To get some perspective on all this activity, I spoke to Glenn Head, a Brooklyn comix artist and editor of HOTWIRE. In 2007, the first issue of this comix anthology drew attention and accolades, eventually getting nominated for both the Eisner and Harvey Award for “Best Anthology.” The second issue of HOTWIRE was published by Fantagraphics this spring.
Aaron Leichter (The Brooklyn Rail): Now that comics and graphic novels have entered the mainstream, what’s the role of underground comics?
Glenn Head: The role of underground comics is to subvert. They take what’s safe, complacent and normative in life (and comics) and show the dirt that’s under our fingernails. This was done in early MAD comics, and it’s still done now. This could be autobiographical, socio-political, sexual, or what have you. But its role is to push the envelope. Underground comics are not supposed to make you feel comfortable.
Rail: Where do you see independent comics going in the next five years or so?
Head: Comics are in a place right now where people are scratching their heads and saying “This comics stuff—I guess it’s art… but it’s crazy! Can someone explain it to me?” So recently there have been a lot of tomes that deconstruct what’s gone on in comic book history: what it all means, how it relates to the bigger picture of American culture. I think people see comics right now the way they saw jazz music in the ’50s. And there are a bunch of comic book Nat Hentoff’s out there, explaining it all.
Rail: In your anthology, HOTWIRE, it seems like a lot of the artists are from Brooklyn. Is there something that ties them together (other than geography)? Is there an underground comics “scene” that this anthology sort of represents—in Brooklyn or New York in general?
Head: Some of the HOTWIRE artists are from Brooklyn (like myself), though a lot of them are from all over the place, including Argentina, Scotland, Berlin… If there is a kind of New York vibe to HOTWIRE that’s cool by me. Hey, remember when New York meant grittiness?

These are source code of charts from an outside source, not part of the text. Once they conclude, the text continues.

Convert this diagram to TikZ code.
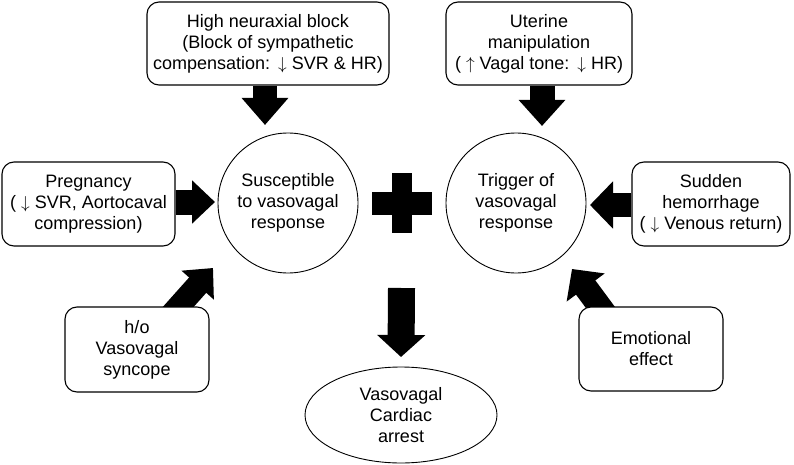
\documentclass[tikz,border=0pt]{standalone}
\usepackage{fontspec}
\setmainfont{Liberation Sans}
\usetikzlibrary{arrows.meta,shapes.geometric,backgrounds}
\begin{document}
\begin{tikzpicture}[x=1pt,y=-1pt,
  txt/.style={align=center, inner sep=0pt, font=\fontsize{18}{21}\selectfont},
  box/.style n args={2}{txt, draw, line width=1.1pt, rounded corners=12pt, fill=white,
    minimum width=#1, minimum height=#2},
  circ/.style={txt, draw, line width=0.9pt, circle, minimum size=140pt, fill=white},
  ell/.style={txt, draw, line width=0.9pt, ellipse, minimum width=192pt, minimum height=96pt, fill=white},
  bar/.style={fill=black, inner sep=0pt},
  fat/.style n args={3}{line width=#1, draw=black, -{Triangle[length=#3,width=#2]}}]
\useasboundingbox (0,0) rectangle (794,465);

\node[box={242pt}{83pt}] (hnb) at (268,43.5) {High neuraxial block\\(Block of sympathetic\\compensation:~\,$\downarrow$ SVR \& HR)};
\node[box={186pt}{83pt}] (ut) at (539,43.5) {Uterine\\manipulation\\( $\uparrow$ Vagal tone:~\,$\downarrow$ HR)};
\node[box={173pt}{84pt}] (preg) at (88.5,204) {Pregnancy\\( $\downarrow$ SVR, Aortocaval\\compression)};
\node[box={158pt}{84pt}] (hem) at (711,204) {Sudden\\hemorrhage\\( $\downarrow$ Venous return)};
\node[box={144pt}{85pt}] (ho) at (137,349.5) {h/o\\Vasovagal\\syncope};
\node[box={144pt}{84pt}] (emo) at (651,349) {Emotional\\effect};
\node[circ] (sus) at (288,203) {Susceptible\\to vasovagal\\response};
\node[circ] (trig) at (516,203) {Trigger of\\vasovagal\\response};
\node[ell] (vca) at (401,415) {Vasovagal\\Cardiac\\arrest};

\node[bar, minimum width=60pt, minimum height=23pt] (plush) at (402,203.5) {};
\node[bar, minimum width=20pt, minimum height=60pt] (plusv) at (402,203) {};

\coordinate (t1) at (265,125);
\coordinate (t2) at (542,126);
\coordinate (t3) at (215,202);
\coordinate (t4) at (590,205);
\coordinate (t5) at (213,268);
\coordinate (s5) at (171,315);
\coordinate (t6) at (572,269);
\coordinate (s6) at (606,315);
\coordinate (s7) at (401.5,288);

\begin{pgfonlayer}{background}
\draw[fat={24pt}{45pt}{27pt}] (hnb.south -| t1) -- (t1);
\draw[fat={25pt}{45pt}{26pt}] (ut.south -| t2) -- (t2);
\draw[fat={25pt}{42pt}{23pt}] (preg.east |- t3) -- (t3);
\draw[fat={24pt}{46pt}{23pt}] (hem.west |- t4) -- (t4);
\draw[fat={23pt}{42pt}{23pt}] (s5) -- (t5);
\draw[fat={24pt}{46pt}{23pt}] (s6) -- (t6);
\draw[fat={27pt}{47pt}{22pt}] (s7) -- (vca.north |- 0,357);
\end{pgfonlayer}
\end{tikzpicture}
\end{document}
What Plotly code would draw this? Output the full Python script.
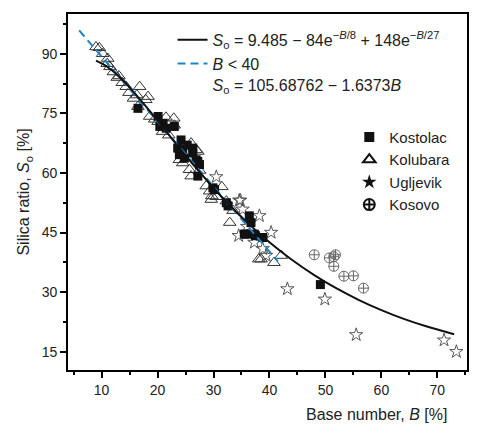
import plotly.graph_objects as go

# ---------------- data ----------------
kolubara_B = [9.0, 9.6, 10.2, 11.1, 11.5, 11.0, 12.1, 12.8, 13.1, 13.7, 14.4, 14.9, 15.7, 16.3,
              16.8, 17.9, 18.3, 16.5, 18.6, 19.5, 20.1, 20.9, 22.9, 23.0, 23.9, 24.5, 25.7, 26.0,
              26.0, 26.9, 27.2, 27.5, 28.7, 29.3, 29.6, 29.7, 30.5, 32.3, 32.9, 33.5, 38.1, 38.5,
              40.8, 42.1, 31.5, 22.0, 21.5]
kolubara_S = [91.7, 91.5, 90.0, 88.8, 86.7, 87.5, 85.4, 84.0, 84.4, 82.7, 81.7, 80.2, 78.75, 79.6,
              81.7, 78.4, 79.2, 76.7, 74.2, 73.5, 72.9, 70.4, 73.75, 72.0, 63.3, 62.5, 60.8, 59.2,
              67.5, 65.8, 65.4, 60.6, 56.7, 55.4, 53.3, 54.2, 54.0, 52.9, 47.5, 50.5, 38.3, 38.3,
              37.4, 39.2, 56.5, 69.5, 74.0]

kostolac_B = [16.5, 20.1, 20.4, 21.0, 21.55, 23.0, 23.6, 23.9, 24.2, 24.8, 26.3, 26.3, 26.9, 27.2,
              27.2, 27.5, 29.9, 30.2, 32.3, 32.6, 35.5, 35.8, 36.4, 36.7, 37.3, 37.5, 38.8, 49.1,
              24.5, 25.3]
kostolac_S = [76.25, 74.2, 71.7, 72.5, 71.25, 71.7, 66.25, 64.6, 68.3, 63.75, 66.25, 65.0, 63.3, 62.9,
              59.2, 62.1, 56.25, 55.8, 52.5, 51.7, 44.6, 44.6, 49.2, 47.5, 44.6, 44.2, 43.75, 31.9,
              66.0, 67.0]

ugljevik_B = [30.5, 34.6, 34.8, 35.2, 34.5, 37.3, 38.2, 38.8, 39.4, 40.3, 43.2, 49.9, 55.5, 71.2,
              73.4, 36.0]
ugljevik_S = [59.0, 53.1, 53.1, 50.85, 44.2, 42.5, 49.2, 40.9, 39.2, 45.0, 30.8, 28.2, 19.25, 17.9,
              15.0, 46.5]

kosovo_B = [48.0, 50.7, 51.5, 51.8, 51.5, 53.3, 55.0, 56.8]
kosovo_S = [39.4, 38.6, 38.9, 39.4, 36.5, 34.0, 34.1, 31.0]

# fitted curve, read at sample points
curve_B = [9, 11, 13, 15, 18, 21, 24, 27, 30, 33, 36, 40, 44, 48, 52, 56, 60, 64, 68, 73]
curve_S = [88.25, 86.72, 84.40, 81.52, 76.61, 71.39, 66.14, 61.06, 56.23, 51.73, 47.56, 42.56,
           38.15, 34.29, 30.92, 28.01, 25.48, 23.28, 21.40, 19.40]

# linear fit for B < 40
lin_B = [6.0, 41.5]
lin_S = [95.86, 37.74]

x_ticks = [10, 20, 30, 40, 50, 60, 70]
y_ticks = [15, 30, 45, 60, 75, 90]

FONT = "Liberation Sans, Arial, Helvetica, sans-serif"
BLUE = "#1d84c6"

fig = go.Figure()

# data traces (no legend)
fig.add_trace(go.Scatter(x=kolubara_B, y=kolubara_S, mode="markers", showlegend=False,
                         marker=dict(symbol="triangle-up-open", size=11, color="#333333",
                                     line=dict(width=1))))
fig.add_trace(go.Scatter(x=ugljevik_B, y=ugljevik_S, mode="markers", showlegend=False,
                         marker=dict(symbol="star-open", size=10, color="#555555",
                                     line=dict(width=1))))
fig.add_trace(go.Scatter(x=kosovo_B, y=kosovo_S, mode="markers", showlegend=False,
                         marker=dict(symbol="circle-cross-open", size=10, color="#666666",
                                     line=dict(width=1))))
fig.add_trace(go.Scatter(x=kostolac_B, y=kostolac_S, mode="markers", showlegend=False,
                         marker=dict(symbol="square", size=9, color="#111111")))

# fit lines
fig.add_trace(go.Scatter(x=lin_B, y=lin_S, mode="lines", showlegend=False,
                         line=dict(color=BLUE, width=2, dash="8px,5px")))
fig.add_trace(go.Scatter(x=curve_B, y=curve_S, mode="lines", line_shape="spline",
                         showlegend=False, line=dict(color="#111111", width=2)))

# legend 1 entries
fig.add_trace(go.Scatter(x=[None], y=[None], mode="lines", legend="legend",
                         name="<i>S</i><sub>o</sub> = 9.485 \u2212 84e<sup>\u2212<i>B</i>/8</sup> + 148e<sup>\u2212<i>B</i>/27</sup>",
                         line=dict(color="#111111", width=2)))
fig.add_trace(go.Scatter(x=[None], y=[None], mode="lines", legend="legend",
                         name="<i>B</i> < 40<br><i>S</i><sub>o</sub> = 105.68762 \u2212 1.6373<i>B</i>",
                         line=dict(color=BLUE, width=2, dash="8px,5px")))

# legend 2 entries
fig.add_trace(go.Scatter(x=[None], y=[None], mode="markers", legend="legend2", name="Kostolac",
                         marker=dict(symbol="square", size=10, color="#111111")))
fig.add_trace(go.Scatter(x=[None], y=[None], mode="markers", legend="legend2", name="Kolubara",
                         marker=dict(symbol="triangle-up-open", size=11, color="#111111",
                                     line=dict(width=2))))
fig.add_trace(go.Scatter(x=[None], y=[None], mode="markers", legend="legend2", name="Ugljevik",
                         marker=dict(symbol="star", size=11, color="#111111")))
fig.add_trace(go.Scatter(x=[None], y=[None], mode="markers", legend="legend2", name="Kosovo",
                         marker=dict(symbol="circle-cross-open", size=11, color="#111111",
                                     line=dict(width=2))))

axis_common = dict(showline=True, linecolor="black", linewidth=1.6, mirror=True,
                   ticks="outside", ticklen=6, tickwidth=1.5, tickcolor="black",
                   showgrid=False, zeroline=False,
                   tickfont=dict(family=FONT, size=14, color="#222222"))

fig.update_layout(
    width=485, height=427,
    margin=dict(l=68, r=18, t=12, b=57),
    paper_bgcolor="white", plot_bgcolor="white",
    font=dict(family=FONT, size=16, color="#222222"),
    xaxis=dict(range=[4, 75.3], tickvals=x_ticks,
               minor=dict(dtick=5, tick0=0, ticks="outside", ticklen=3, tickcolor="black", tickwidth=1.5),
               **axis_common),
    yaxis=dict(range=[10.4, 100], tickvals=y_ticks,
               minor=dict(dtick=7.5, tick0=0, ticks="outside", ticklen=3, tickcolor="black", tickwidth=1.5),
               title=dict(text="Silica ratio, <i>S</i><sub>o</sub> [%]",
                          font=dict(family=FONT, size=16, color="#222222"), standoff=8),
               **axis_common),
    legend=dict(x=0.262, y=0.975, xanchor="left", yanchor="top", bgcolor="rgba(0,0,0,0)",
                font=dict(family=FONT, size=16, color="#222222"), valign="top",
                tracegroupgap=0, itemwidth=30),
    legend2=dict(x=0.705, y=0.70, xanchor="left", yanchor="top", bgcolor="rgba(0,0,0,0)",
                 font=dict(family=FONT, size=15, color="#222222"), itemwidth=30),
    annotations=[dict(text="Base number, <i>B</i> [%]", xref="paper", yref="paper",
                      x=0.955, y=-0.095, xanchor="right", yanchor="top", showarrow=False,
                      font=dict(family=FONT, size=16, color="#222222"))],
)

fig.write_html("out.html")
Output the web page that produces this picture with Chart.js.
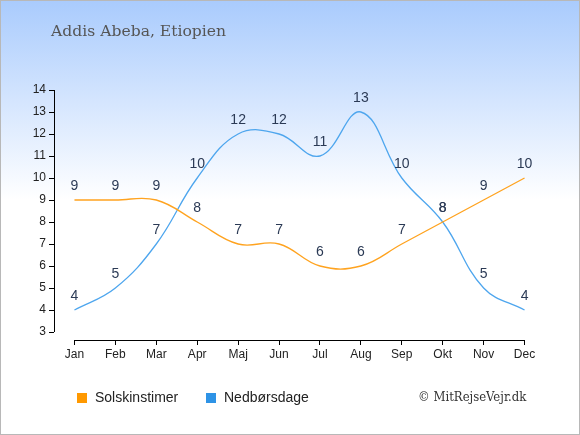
<!DOCTYPE html>
<html>
<head>
<meta charset="utf-8">
<script src="https://cdn.jsdelivr.net/npm/chart.js@4/dist/chart.umd.min.js"></script>
<style>
  body { margin: 0; background: #fff; }
  #wrap { width: 580px; height: 435px; position: relative; }
</style>
</head>
<body>
<div id="wrap"><canvas id="c" width="580" height="435"></canvas></div>
<script>
// data
const maaneder = ['Jan', 'Feb', 'Mar', 'Apr', 'Maj', 'Jun', 'Jul', 'Aug', 'Sep', 'Okt', 'Nov', 'Dec'];
const solskinstimer = [9, 9, 9, 8, 7, 7, 6, 6, 7, 8, 9, 10];
const nedboersdage = [4, 5, 7, 10, 12, 12, 11, 13, 10, 8, 5, 4];
const yTicks = [3, 4, 5, 6, 7, 8, 9, 10, 11, 12, 13, 14];

const titel = 'Addis Abeba, Etiopien';
const kilde = '\u00A9 MitRejseVejr.dk';

const orange = '#ffa31f';
const blaa = '#4ea6ee';

// baggrund, ramme, titel, akselinjer, tal og forklaring
const pynt = {
    id: 'pynt',
    beforeDraw(chart) {
        const ctx = chart.ctx;
        const g = ctx.createLinearGradient(0, 0, 0, 200);
        g.addColorStop(0, '#a9cbfd');
        g.addColorStop(1, '#ffffff');
        ctx.save();
        ctx.fillStyle = g;
        ctx.fillRect(0, 0, chart.width, chart.height);
        ctx.restore();
    },
    afterDraw(chart) {
        const ctx = chart.ctx;
        const x = chart.scales.x;
        const y = chart.scales.y;
        ctx.save();

        // akselinjer
        ctx.strokeStyle = '#000';
        ctx.lineWidth = 1;
        ctx.beginPath();
        const yx = Math.round(y.right) + 0.5;
        ctx.moveTo(yx, y.getPixelForValue(yTicks[0]));
        ctx.lineTo(yx, y.getPixelForValue(yTicks[yTicks.length - 1]));
        const xy = Math.round(x.top) + 0.5;
        ctx.moveTo(x.getPixelForValue(0), xy);
        ctx.lineTo(x.getPixelForValue(maaneder.length - 1), xy);
        ctx.stroke();

        // tal over punkterne
        ctx.fillStyle = '#2b3a55';
        ctx.font = '14px "Liberation Sans", Arial, sans-serif';
        ctx.textAlign = 'center';
        ctx.textBaseline = 'middle';
        chart.data.datasets.forEach((ds, i) => {
            chart.getDatasetMeta(i).data.forEach((pt, j) => {
                ctx.fillText(String(ds.data[j]), pt.x, pt.y - 14);
            });
        });

        // titel
        ctx.fillStyle = '#555555';
        ctx.font = '15.6px "DejaVu Serif", serif';
        ctx.textAlign = 'left';
        ctx.fillText(titel, 51, 32);

        // forklaring
        const poster = [
            { tekst: 'Solskinstimer', farve: '#ff9900', x: 77 },
            { tekst: 'Nedbørsdage', farve: '#2e93e6', x: 206 }
        ];
        ctx.font = '14px "Liberation Sans", Arial, sans-serif';
        poster.forEach(p => {
            ctx.fillStyle = p.farve;
            ctx.fillRect(p.x, 393, 10, 10);
            ctx.fillStyle = '#222';
            ctx.fillText(p.tekst, p.x + 18, 398);
        });

        // kilde
        ctx.fillStyle = '#333';
        ctx.font = '13px "DejaVu Serif Condensed", "DejaVu Serif", serif';
        ctx.fillText(kilde, 418, 398);

        // ramme
        ctx.strokeStyle = '#b8b8b8';
        ctx.strokeRect(0.5, 0.5, chart.width - 1, chart.height - 1);
        ctx.restore();
    }
};

new Chart(document.getElementById('c'), {
    type: 'line',
    data: {
        labels: maaneder,
        datasets: [{
            label: 'Solskinstimer',
            data: solskinstimer,
            borderColor: orange,
            borderWidth: 1.3,
            tension: 0.4,
            pointRadius: 0,
            fill: false
        }, {
            label: 'Nedbørsdage',
            data: nedboersdage,
            borderColor: blaa,
            borderWidth: 1.3,
            tension: 0.4,
            pointRadius: 0,
            fill: false
        }]
    },
    options: {
        responsive: false,
        animation: false,
        devicePixelRatio: 1,
        layout: { padding: { top: 90, right: 35, bottom: 70, left: 0 } },
        plugins: {
            legend: { display: false },
            tooltip: { enabled: false }
        },
        scales: {
            x: {
                offset: true,
                grid: { offset: false, drawOnChartArea: false, drawTicks: true, tickLength: 5, color: '#000' },
                border: { display: false },
                ticks: {
                    color: '#222',
                    padding: 2,
                    maxRotation: 0,
                    font: { family: '"Liberation Sans", Arial, sans-serif', size: 12 }
                },
                afterFit(scale) { scale.height = 25; }
            },
            y: {
                min: 3 - 8 / 22,
                max: 14,
                afterBuildTicks(scale) {
                    scale.ticks = yTicks.map(v => ({ value: v }));
                },
                grid: { drawOnChartArea: false, drawTicks: true, tickLength: 5, color: '#000' },
                border: { display: false },
                ticks: {
                    color: '#222',
                    padding: 3,
                    font: { family: '"Liberation Sans", Arial, sans-serif', size: 12 }
                },
                afterFit(scale) { scale.width = 54; }
            }
        }
    },
    plugins: [pynt]
});
</script>
</body>
</html>
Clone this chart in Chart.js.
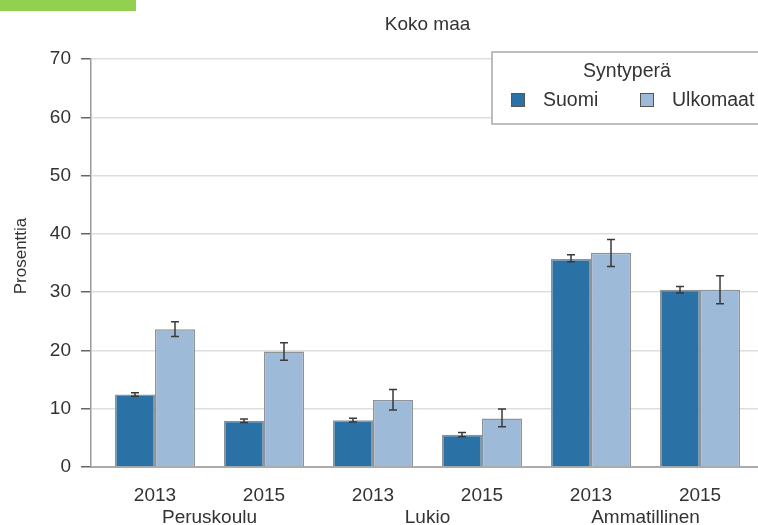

Seriously, thanks to the Internet there are no local comics “scenes” anymore. There were once, where comics had a particular flavor of say, San Francisco or New York (Barcelona even had its very own particular underground scene in the ’80s and ’90s). These days comics really seem to come from everywhere. We’re drowning in ‘em!
Rail: One of the things I like about HOTWIRE is the wide range of styles and genres that the book has. How would you describe your taste in comics and graphic art? Whose work are you passionate about? What are your influences?
Head: I’m most interested in work that has some kind of personal vision… something disturbing, something “off.” That’s going to interest me. Good drawing is fine, but “for-its-own-sake” doesn’t mean much to me. There have been various times in comic book history where “hacks” needed to meet a deadline, and this made for great, off-the-wall cartooning—as if the artist’s unconscious mind took over or something. I’m passionate about great cartoonists who probably never thought about “art.” Cartoonists like Chester Gould (“Dick Tracy”), Basil Wolverton (“Powerhouse Pepper”), and Boody Rogers. Normal-looking guys from the “old school” of comic-booking (1940s-’50s) whose work was wildly imaginative and crazy. I’m also influenced by Zap Comix—what I think of as the blow-torch approach to cartooning, where the art bordered on the assaultive. I don’t know, am I a masochist? I like comics to hurt!
Rail: What’s your approach to putting HOTWIRE together? How do you edit a collection like this? What sort of tone do you want to set?
Head: My approach to editing HOTWIRE is simply to put together the most exciting, visually powerful comics anthology I can. When I pick up a copy of HOTWIRE, I want to feel the electricity of highly-charged idiosyncratic styles flowing through my fingers. I’m looking for a roller-coaster joy-ride in comics, and if there’s no feeling of safety, so much the better.